DC Performance and Dynamic Range
The LTC1569-6/LTC1569-7 are well suited for systems requiring DC accuracy and dynamic range. The offset voltage is less than 5mV for 3V supplies, the DC linearity is 12 bits and the DC common mode rejection of the differential input is 80dB. Given the total integrated noise of 95µVRMS (LTC1569-6), the filter has over 80dB of dynamic range for a 5V supply. For 1VP-P signal levels, the filter has –80dB THD.
Differences Between the LTC1569-6 and the LTC1569-7
The LTC1569-6 is a lower power, lower noise version of the LTC1569-7. The LTC1569-7 is intended for systems needing the maximum bandwidth (150kHz/300kHz on a 3V/5V supply). The LTC1569-6 has twice the oversampling ratio, resulting in a 3dB reduction in the total integrated noise. The maximum sampling rate of the LTC1569-6 was reduced to realize as much as a 50% reduction in power consumption. The result is a high performance, low power filter suitable for 3V and 5V applications with cutoff frequencies up to 64kHz. All other features of the LTC1569-7 (response, accuracy, tunability) are retained in the LTC1569-6.
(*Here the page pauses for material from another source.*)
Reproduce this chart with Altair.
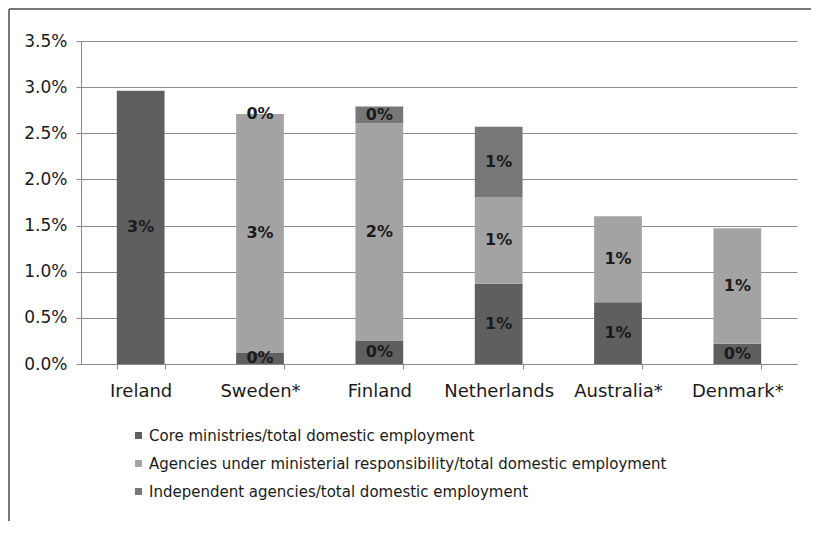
import altair as alt
import pandas as pd

countries = ["Ireland", "Sweden*", "Finland", "Netherlands", "Australia*", "Denmark*"]
core = [0.0296, 0.0012, 0.0025, 0.0087, 0.0067, 0.0022]
agencies = [None, 0.0259, 0.0236, 0.0094, 0.0093, 0.0125]
independent = [None, 0.0, 0.0018, 0.0076, None, None]
series = [
    "Core ministries/total domestic employment",
    "Agencies under ministerial responsibility/total domestic employment",
    "Independent agencies/total domestic employment",
]
colors = ["#5f5f5f", "#a3a3a3", "#777777"]
y_ticks = [0, 0.005, 0.01, 0.015, 0.02, 0.025, 0.03, 0.035]

rows = []
for i, c in enumerate(countries):
    for k, vals in enumerate([core, agencies, independent]):
        v = vals[i]
        if v is not None:
            rows.append({"country": c, "series": series[k], "order": k, "value": v})
df = pd.DataFrame(rows)

FONT = "DejaVu Sans"

base = alt.Chart(df).transform_stack(
    stack="value", groupby=["country"], as_=["v0", "v1"],
    sort=[alt.SortField("order", order="ascending")],
).transform_calculate(mid="(datum.v0 + datum.v1) / 2")

x_enc = alt.X(
    "country:N", sort=countries,
    scale=alt.Scale(paddingInner=0.6, paddingOuter=0.3),
    axis=alt.Axis(
        title=None, tickBand="extent", labelFont=FONT, labelFontSize=18,
        labelColor="#1a1a1a", labelPadding=13, tickSize=5, tickColor="#888888",
        domainColor="#888888", labelAngle=0, grid=False,
    ),
)
y_scale = alt.Scale(domain=[0, 0.035])

bars = base.mark_bar().encode(
    x=x_enc,
    y=alt.Y(
        "v0:Q", scale=y_scale,
        axis=alt.Axis(
            title=None, format=".1%", values=y_ticks, labelFont=FONT,
            labelFontSize=17, labelColor="#1a1a1a", tickSize=5,
            tickColor="#888888", domainColor="#888888", grid=True,
            gridColor="#8c8c8c", labelPadding=9,
        ),
    ),
    y2="v1:Q",
    color=alt.Color(
        "series:N",
        scale=alt.Scale(domain=series, range=colors),
        legend=alt.Legend(
            title=None, orient="none", legendX=50, legendY=387,
            symbolType="square", symbolSize=49, symbolStrokeWidth=0,
            labelFont=FONT, labelFontSize=15, labelColor="#1a1a1a",
            rowPadding=12, padding=0, labelOffset=3, labelLimit=800,
        ),
    ),
)

labels = base.mark_text(
    font=FONT, fontWeight="bold", fontSize=16, color="#1a1a1a", baseline="middle"
).encode(
    x=alt.X("country:N", sort=countries),
    y=alt.Y("mid:Q", scale=y_scale),
    text=alt.Text("value:Q", format=".0%"),
)

frame_data = alt.Data(values=[{"a": 1}])
frame_top = alt.Chart(frame_data).mark_rule(color="#777777", strokeWidth=2).encode(
    x=alt.value(-72), x2=alt.value(730), y=alt.value(-32)
)
frame_left = alt.Chart(frame_data).mark_rule(color="#777777", strokeWidth=2).encode(
    x=alt.value(-72), y=alt.value(-32), y2=alt.value(480)
)

chart = alt.layer(frame_top, frame_left, bars, labels).properties(
    width=716, height=323,
    autosize=alt.AutoSizeParams(type="none"),
    padding={"left": 73, "top": 33, "right": 15, "bottom": 164},
).configure_view(stroke=None)

chart.save("out.html", embed_options={"renderer": "svg", "actions": False})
The LTC1569-X is the industry’s first high performance monolithic filter with built-in precision tuning. The carefully chosen response is ideal for data communications or data acquisition in the 1kHz to 300kHz range. The small footprint, speed/power options, differential interface and 3V to ±5V operation make the LTC1569-6/LTC1569-7 an excellent solution for any lowpass filtering application.